Muting, which debuted on Twitter in May, and blocking, which improved this year through the establishment of user-created apps, allow you to keep hostile voices out of your Twitter feed. The shiny new mute button lets you prevent a user’s tweets from showing up in your stream—without alerting this person that they’re dead to you.
The block function was already available to keep unwelcome elements from following or viewing your tweets, but third-party apps (my favorite is Block Together) now allow users to share and subscribe to each other’s lists, so a block for one can be a block for all. Block Together can also automatically block new and low-follower-count tweeters, kneecapping trolls who create endless burner accounts to get around blocks.
Blocking, especially auto-blocking, has been called censorship. It’s not. It is the opposite of censorship.
Muting and blocking don’t protect physical safety—if someone wants to post your home address, they can do it whether you see them or not.

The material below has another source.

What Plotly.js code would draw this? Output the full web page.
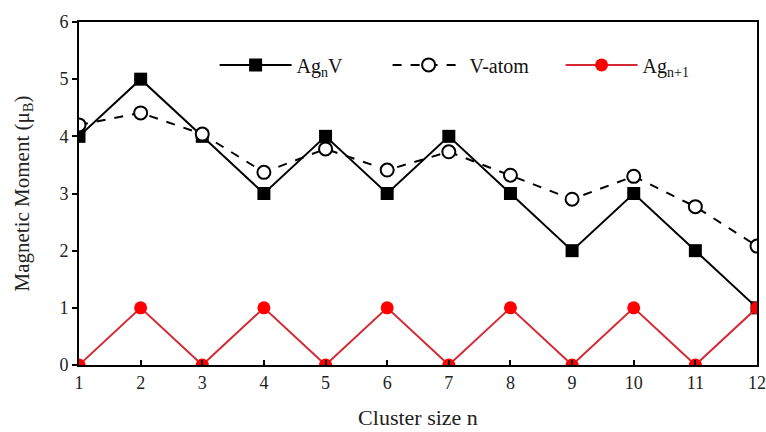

But these new and improved forms of silence buffer us emotionally. They let us—all of us, but especially those who are marginalized in some way—participate in social media without being constantly aware of the people who want us gone.
The street is still noisy with jeers, but the jeers come from ghosts. We can’t hear them. The gibbet hasn’t been dismantled, but it’s translucent, unreal. We can sit down in the middle of the public square and have a damn chat with our friends just as if we were on our own porch. And if the ghosts fuss silently, well, that’s what silent ghosts do.
Blocking, especially auto-blocking, has been called censorship. It’s not. It is the opposite of censorship.
Once we can hear ourselves think, we may actually start to listen.
No woman, and certainly no feminist, has ever had the luxury of not knowing that misogyny exists. No black person has reached adolescence without being fully aware of racism. And so on. When you prevent people from telling you they hate you, directly, to your face, that doesn’t mean you’re in any danger of forgetting.
And with mute and block, of course, you’re not preventing those people from telling you anything. You’re just preventing their words from reaching you. Using mute and block doesn’t gag anyone; it just creates a quieter space, one where you’re not being shouted down. It’s the opposite of censorship because everyone gets to talk—and not everyone has to hear it.
An Internet with better muting and blocking tools may not be friendlier, but it seems friendlier. It may not be less threatening, but the threats are muffled. If 2014 taught us that everything is terrible, it also demonstrated that we don’t have to take every single terrible thing on board.
I hope the Internet keeps getting quieter next year. I hope the public square gets clogged up with fences and tents and tiny buildings, some of which have secret handshakes for entry. Once it cools down enough that we can hear ourselves think, we may actually start to listen.